In 1909 Max Liebermann was able to purchase one of the last available lakeside plots by the Grosser Wannsee. The Berlin architect Paul Baumgarten was commissioned to design the house. At Liebermann’s request, Baumgarten based his design on the villas on the banks of the River Elbe in Hamburg, which the artist knew from frequent visits to the city. In 1910 Liebermann and his family were already able to move into his »castle by the lake«. In the summerhouse studio he painted the first garden pictures.

Alfred Lichtwark, the director of the Hamburger Kunsthalle and a friend of Liebermann’s, was involved with planning and designing the garden in Wannsee from the outset. Together with Liebermann and the artist’s daughter he devised a modern garden that satisfied the aesthetic demands of garden design reform and also offered the possibility of productive use.

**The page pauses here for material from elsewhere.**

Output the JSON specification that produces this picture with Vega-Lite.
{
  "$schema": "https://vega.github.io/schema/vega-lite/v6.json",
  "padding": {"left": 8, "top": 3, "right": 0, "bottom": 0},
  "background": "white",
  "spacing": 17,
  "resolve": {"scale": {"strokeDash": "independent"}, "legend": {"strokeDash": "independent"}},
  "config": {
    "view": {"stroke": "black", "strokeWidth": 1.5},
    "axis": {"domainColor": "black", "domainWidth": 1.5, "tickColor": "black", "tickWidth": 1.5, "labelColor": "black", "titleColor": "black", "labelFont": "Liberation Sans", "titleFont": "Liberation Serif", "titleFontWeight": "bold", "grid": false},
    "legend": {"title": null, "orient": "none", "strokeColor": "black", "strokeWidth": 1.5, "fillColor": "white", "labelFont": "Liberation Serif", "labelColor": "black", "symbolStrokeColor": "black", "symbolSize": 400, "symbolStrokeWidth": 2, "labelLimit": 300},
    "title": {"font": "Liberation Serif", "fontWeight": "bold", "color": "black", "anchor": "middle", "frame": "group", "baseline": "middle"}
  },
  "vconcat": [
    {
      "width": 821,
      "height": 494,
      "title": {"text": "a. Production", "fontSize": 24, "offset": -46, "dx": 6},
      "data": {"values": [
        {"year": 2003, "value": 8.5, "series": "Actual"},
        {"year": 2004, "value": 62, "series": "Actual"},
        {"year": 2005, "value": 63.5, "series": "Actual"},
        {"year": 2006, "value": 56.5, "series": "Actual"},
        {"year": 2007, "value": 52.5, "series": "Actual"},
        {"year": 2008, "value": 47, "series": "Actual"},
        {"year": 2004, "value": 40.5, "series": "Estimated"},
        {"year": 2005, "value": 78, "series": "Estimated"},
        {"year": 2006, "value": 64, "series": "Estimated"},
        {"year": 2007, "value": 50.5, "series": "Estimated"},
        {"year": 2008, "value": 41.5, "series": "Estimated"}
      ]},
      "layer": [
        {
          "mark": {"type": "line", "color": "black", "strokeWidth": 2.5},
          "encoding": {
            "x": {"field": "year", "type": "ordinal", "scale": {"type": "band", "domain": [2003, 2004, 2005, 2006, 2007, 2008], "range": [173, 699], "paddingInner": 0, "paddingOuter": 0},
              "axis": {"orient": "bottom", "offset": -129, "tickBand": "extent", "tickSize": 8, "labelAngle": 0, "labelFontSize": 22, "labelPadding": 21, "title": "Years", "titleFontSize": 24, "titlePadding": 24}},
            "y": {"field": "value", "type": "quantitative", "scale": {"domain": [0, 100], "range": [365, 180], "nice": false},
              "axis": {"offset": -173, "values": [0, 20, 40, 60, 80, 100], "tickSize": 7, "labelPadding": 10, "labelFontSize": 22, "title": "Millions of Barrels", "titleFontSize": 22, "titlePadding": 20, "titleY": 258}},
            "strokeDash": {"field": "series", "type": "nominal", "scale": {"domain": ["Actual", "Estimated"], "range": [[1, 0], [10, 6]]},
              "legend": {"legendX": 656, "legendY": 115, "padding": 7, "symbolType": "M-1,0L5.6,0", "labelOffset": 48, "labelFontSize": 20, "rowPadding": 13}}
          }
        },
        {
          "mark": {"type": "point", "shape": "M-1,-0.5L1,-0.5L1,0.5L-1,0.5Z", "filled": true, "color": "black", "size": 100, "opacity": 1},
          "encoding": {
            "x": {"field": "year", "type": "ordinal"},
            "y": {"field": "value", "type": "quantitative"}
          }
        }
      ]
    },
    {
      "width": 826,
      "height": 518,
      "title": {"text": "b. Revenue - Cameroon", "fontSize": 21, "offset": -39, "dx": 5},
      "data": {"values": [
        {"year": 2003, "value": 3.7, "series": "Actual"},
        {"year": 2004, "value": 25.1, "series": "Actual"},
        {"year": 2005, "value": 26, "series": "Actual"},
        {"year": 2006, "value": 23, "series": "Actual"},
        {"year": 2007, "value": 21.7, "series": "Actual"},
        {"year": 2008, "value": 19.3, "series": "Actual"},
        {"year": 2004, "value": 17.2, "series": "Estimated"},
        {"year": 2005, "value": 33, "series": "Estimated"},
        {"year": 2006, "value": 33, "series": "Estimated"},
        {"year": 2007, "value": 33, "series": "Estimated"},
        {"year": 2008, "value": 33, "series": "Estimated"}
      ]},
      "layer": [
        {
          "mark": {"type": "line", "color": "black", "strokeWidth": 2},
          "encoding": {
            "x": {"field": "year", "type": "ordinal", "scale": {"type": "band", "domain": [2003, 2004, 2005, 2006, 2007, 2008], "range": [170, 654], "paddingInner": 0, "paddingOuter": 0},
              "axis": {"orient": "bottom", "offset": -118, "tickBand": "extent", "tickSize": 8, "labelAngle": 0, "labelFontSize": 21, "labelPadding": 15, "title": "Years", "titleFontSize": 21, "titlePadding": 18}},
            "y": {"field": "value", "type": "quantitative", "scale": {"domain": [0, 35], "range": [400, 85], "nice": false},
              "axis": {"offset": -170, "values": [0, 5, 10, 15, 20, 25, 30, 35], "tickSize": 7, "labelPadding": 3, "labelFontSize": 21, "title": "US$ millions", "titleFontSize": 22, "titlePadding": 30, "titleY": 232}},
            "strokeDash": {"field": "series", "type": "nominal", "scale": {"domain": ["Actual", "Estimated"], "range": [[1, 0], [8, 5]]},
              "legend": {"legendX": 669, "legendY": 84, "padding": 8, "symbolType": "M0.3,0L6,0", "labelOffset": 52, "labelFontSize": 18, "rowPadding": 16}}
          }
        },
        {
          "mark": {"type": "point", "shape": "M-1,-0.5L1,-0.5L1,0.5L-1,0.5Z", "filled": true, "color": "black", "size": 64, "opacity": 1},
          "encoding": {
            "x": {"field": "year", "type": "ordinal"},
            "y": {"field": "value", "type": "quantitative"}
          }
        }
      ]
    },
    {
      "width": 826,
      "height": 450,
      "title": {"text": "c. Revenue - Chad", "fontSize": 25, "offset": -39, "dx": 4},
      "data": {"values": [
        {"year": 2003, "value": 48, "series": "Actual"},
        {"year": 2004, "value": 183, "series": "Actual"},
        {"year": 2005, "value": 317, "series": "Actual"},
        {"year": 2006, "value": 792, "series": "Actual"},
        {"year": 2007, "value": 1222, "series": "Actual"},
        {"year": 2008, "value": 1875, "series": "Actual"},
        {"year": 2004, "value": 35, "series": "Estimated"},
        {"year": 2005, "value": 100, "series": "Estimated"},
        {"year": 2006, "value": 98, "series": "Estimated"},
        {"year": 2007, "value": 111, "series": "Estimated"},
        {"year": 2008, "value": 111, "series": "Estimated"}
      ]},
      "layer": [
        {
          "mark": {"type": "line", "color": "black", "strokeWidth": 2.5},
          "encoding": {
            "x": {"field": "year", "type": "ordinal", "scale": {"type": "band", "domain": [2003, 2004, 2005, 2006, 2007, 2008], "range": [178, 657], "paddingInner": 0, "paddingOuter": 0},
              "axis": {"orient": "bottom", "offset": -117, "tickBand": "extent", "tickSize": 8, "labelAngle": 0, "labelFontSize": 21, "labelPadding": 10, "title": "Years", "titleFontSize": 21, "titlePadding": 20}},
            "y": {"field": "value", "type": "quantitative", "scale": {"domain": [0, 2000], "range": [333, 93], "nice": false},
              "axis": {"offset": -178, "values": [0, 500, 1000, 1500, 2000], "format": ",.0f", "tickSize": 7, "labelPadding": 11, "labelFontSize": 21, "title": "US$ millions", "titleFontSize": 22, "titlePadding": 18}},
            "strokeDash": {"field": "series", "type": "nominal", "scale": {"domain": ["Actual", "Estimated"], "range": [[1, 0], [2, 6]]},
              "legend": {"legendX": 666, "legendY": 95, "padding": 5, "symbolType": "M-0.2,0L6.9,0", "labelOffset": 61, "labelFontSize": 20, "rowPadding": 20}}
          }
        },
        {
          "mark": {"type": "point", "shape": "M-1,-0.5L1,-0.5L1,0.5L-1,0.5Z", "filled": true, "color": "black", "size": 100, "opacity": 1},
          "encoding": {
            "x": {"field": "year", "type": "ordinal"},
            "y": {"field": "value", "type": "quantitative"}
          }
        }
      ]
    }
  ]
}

The summer residence became Liebermann’s country refuge, a place to which the busy painter gladly retreated. When the First World War made his annual study trips to Holland impossible, the Wannsee villa became his permanent home during the summer months. It was here, in the period up to the early 1930s, that Liebermann completed more than two hundred studies and paintings of the garden, works that show the artist at the peak of his preoccupation with the theme of nature. Besides views of his garden, Liebermann also painted numerous family portraits in Wannsee.

Now, almost seventy years after the death of Max Liebermann, the Hamburger Kunsthalle offers visitors the chance to view over 80 of the paintings and pastels created in Wannsee that have been reunited for this exhibition. Additional documentary material illustrates the eventful history of the villa and garden in Wannsee.

A 224-page, fully illustrated exhibition catalogue was being published by Nicolai Verlag Berlin.